BEGIN RECORDED INFORMATION

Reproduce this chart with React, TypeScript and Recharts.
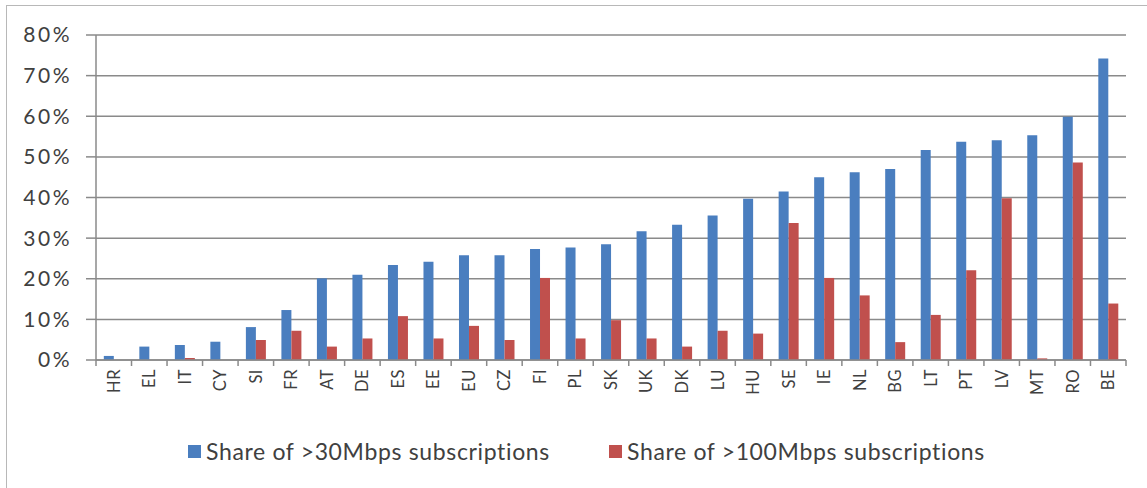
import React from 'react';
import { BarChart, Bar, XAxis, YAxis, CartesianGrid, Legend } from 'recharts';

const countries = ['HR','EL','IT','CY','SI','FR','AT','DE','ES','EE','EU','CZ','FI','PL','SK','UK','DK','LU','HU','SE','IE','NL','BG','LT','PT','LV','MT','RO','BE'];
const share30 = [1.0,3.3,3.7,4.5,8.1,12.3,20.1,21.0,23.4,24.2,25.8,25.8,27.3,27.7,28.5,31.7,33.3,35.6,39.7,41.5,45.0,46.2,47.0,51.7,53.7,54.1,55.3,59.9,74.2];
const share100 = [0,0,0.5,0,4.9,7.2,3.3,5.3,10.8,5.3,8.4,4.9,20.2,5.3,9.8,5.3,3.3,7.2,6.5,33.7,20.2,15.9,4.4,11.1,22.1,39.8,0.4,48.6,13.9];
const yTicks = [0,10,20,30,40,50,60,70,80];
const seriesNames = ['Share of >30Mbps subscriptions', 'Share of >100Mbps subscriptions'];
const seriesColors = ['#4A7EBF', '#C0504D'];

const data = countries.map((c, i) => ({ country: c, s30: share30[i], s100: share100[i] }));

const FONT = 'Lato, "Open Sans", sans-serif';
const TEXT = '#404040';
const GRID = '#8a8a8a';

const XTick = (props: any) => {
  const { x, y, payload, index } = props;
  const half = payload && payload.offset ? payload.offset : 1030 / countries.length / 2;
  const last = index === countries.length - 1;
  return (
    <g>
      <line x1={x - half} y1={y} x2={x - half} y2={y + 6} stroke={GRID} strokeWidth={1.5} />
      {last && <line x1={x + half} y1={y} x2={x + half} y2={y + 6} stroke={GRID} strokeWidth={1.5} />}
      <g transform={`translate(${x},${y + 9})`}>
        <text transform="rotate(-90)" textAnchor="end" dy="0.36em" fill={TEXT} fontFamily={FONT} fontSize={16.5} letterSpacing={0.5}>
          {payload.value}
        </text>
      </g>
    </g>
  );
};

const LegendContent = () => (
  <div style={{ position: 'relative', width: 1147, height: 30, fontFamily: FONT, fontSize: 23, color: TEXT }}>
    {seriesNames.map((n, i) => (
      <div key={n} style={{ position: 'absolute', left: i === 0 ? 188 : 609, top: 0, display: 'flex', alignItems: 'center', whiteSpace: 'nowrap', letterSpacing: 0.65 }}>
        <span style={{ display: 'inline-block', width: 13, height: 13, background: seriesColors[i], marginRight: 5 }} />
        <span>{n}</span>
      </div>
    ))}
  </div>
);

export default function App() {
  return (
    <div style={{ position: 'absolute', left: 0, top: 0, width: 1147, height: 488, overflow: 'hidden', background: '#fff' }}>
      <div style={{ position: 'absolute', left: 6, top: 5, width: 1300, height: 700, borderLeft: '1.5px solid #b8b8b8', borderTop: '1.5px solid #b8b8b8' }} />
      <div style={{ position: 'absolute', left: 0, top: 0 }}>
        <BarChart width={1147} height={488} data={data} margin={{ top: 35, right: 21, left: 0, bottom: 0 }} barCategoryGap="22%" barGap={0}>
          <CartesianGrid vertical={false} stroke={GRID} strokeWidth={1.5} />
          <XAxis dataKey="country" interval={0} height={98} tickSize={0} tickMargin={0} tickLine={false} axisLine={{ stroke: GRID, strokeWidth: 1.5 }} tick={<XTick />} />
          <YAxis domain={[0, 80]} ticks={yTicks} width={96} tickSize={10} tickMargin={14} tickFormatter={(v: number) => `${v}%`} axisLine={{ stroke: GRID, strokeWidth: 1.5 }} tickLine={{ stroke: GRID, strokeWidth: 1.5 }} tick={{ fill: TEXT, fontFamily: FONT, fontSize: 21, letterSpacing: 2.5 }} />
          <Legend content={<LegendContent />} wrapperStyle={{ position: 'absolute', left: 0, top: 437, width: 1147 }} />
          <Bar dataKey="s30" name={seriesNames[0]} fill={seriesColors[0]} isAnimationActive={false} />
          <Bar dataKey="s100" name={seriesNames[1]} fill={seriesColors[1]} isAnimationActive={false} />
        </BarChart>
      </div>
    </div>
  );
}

END RECORDED INFORMATION

| PROBLEM TO WORK ON |
Reproduce the whole listing exactly, but not the images in it.

| RIGHT ANSWER |
Reproduce this chart with React, TypeScript and Recharts.
import React from 'react';
import { BarChart, Bar, XAxis, YAxis, CartesianGrid, Legend } from 'recharts';

const countries = ['HR','EL','IT','CY','SI','FR','AT','DE','ES','EE','EU','CZ','FI','PL','SK','UK','DK','LU','HU','SE','IE','NL','BG','LT','PT','LV','MT','RO','BE'];
const share30 = [1.0,3.3,3.7,4.5,8.1,12.3,20.1,21.0,23.4,24.2,25.8,25.8,27.3,27.7,28.5,31.7,33.3,35.6,39.7,41.5,45.0,46.2,47.0,51.7,53.7,54.1,55.3,59.9,74.2];
const share100 = [0,0,0.5,0,4.9,7.2,3.3,5.3,10.8,5.3,8.4,4.9,20.2,5.3,9.8,5.3,3.3,7.2,6.5,33.7,20.2,15.9,4.4,11.1,22.1,39.8,0.4,48.6,13.9];
const yTicks = [0,10,20,30,40,50,60,70,80];
const seriesNames = ['Share of >30Mbps subscriptions', 'Share of >100Mbps subscriptions'];
const seriesColors = ['#4A7EBF', '#C0504D'];

const data = countries.map((c, i) => ({ country: c, s30: share30[i], s100: share100[i] }));

const FONT = 'Lato, "Open Sans", sans-serif';
const TEXT = '#404040';
const GRID = '#8a8a8a';

const XTick = (props: any) => {
  const { x, y, payload, index } = props;
  const half = payload && payload.offset ? payload.offset : 1030 / countries.length / 2;
  const last = index === countries.length - 1;
  return (
    <g>
      <line x1={x - half} y1={y} x2={x - half} y2={y + 6} stroke={GRID} strokeWidth={1.5} />
      {last && <line x1={x + half} y1={y} x2={x + half} y2={y + 6} stroke={GRID} strokeWidth={1.5} />}
      <g transform={`translate(${x},${y + 9})`}>
        <text transform="rotate(-90)" textAnchor="end" dy="0.36em" fill={TEXT} fontFamily={FONT} fontSize={16.5} letterSpacing={0.5}>
          {payload.value}
        </text>
      </g>
    </g>
  );
};

const LegendContent = () => (
  <div style={{ position: 'relative', width: 1147, height: 30, fontFamily: FONT, fontSize: 23, color: TEXT }}>
    {seriesNames.map((n, i) => (
      <div key={n} style={{ position: 'absolute', left: i === 0 ? 188 : 609, top: 0, display: 'flex', alignItems: 'center', whiteSpace: 'nowrap', letterSpacing: 0.65 }}>
        <span style={{ display: 'inline-block', width: 13, height: 13, background: seriesColors[i], marginRight: 5 }} />
        <span>{n}</span>
      </div>
    ))}
  </div>
);

export default function App() {
  return (
    <div style={{ position: 'absolute', left: 0, top: 0, width: 1147, height: 488, overflow: 'hidden', background: '#fff' }}>
      <div style={{ position: 'absolute', left: 6, top: 5, width: 1300, height: 700, borderLeft: '1.5px solid #b8b8b8', borderTop: '1.5px solid #b8b8b8' }} />
      <div style={{ position: 'absolute', left: 0, top: 0 }}>
        <BarChart width={1147} height={488} data={data} margin={{ top: 35, right: 21, left: 0, bottom: 0 }} barCategoryGap="22%" barGap={0}>
          <CartesianGrid vertical={false} stroke={GRID} strokeWidth={1.5} />
          <XAxis dataKey="country" interval={0} height={98} tickSize={0} tickMargin={0} tickLine={false} axisLine={{ stroke: GRID, strokeWidth: 1.5 }} tick={<XTick />} />
          <YAxis domain={[0, 80]} ticks={yTicks} width={96} tickSize={10} tickMargin={14} tickFormatter={(v: number) => `${v}%`} axisLine={{ stroke: GRID, strokeWidth: 1.5 }} tickLine={{ stroke: GRID, strokeWidth: 1.5 }} tick={{ fill: TEXT, fontFamily: FONT, fontSize: 21, letterSpacing: 2.5 }} />
          <Legend content={<LegendContent />} wrapperStyle={{ position: 'absolute', left: 0, top: 437, width: 1147 }} />
          <Bar dataKey="s30" name={seriesNames[0]} fill={seriesColors[0]} isAnimationActive={false} />
          <Bar dataKey="s100" name={seriesNames[1]} fill={seriesColors[1]} isAnimationActive={false} />
        </BarChart>
      </div>
    </div>
  );
}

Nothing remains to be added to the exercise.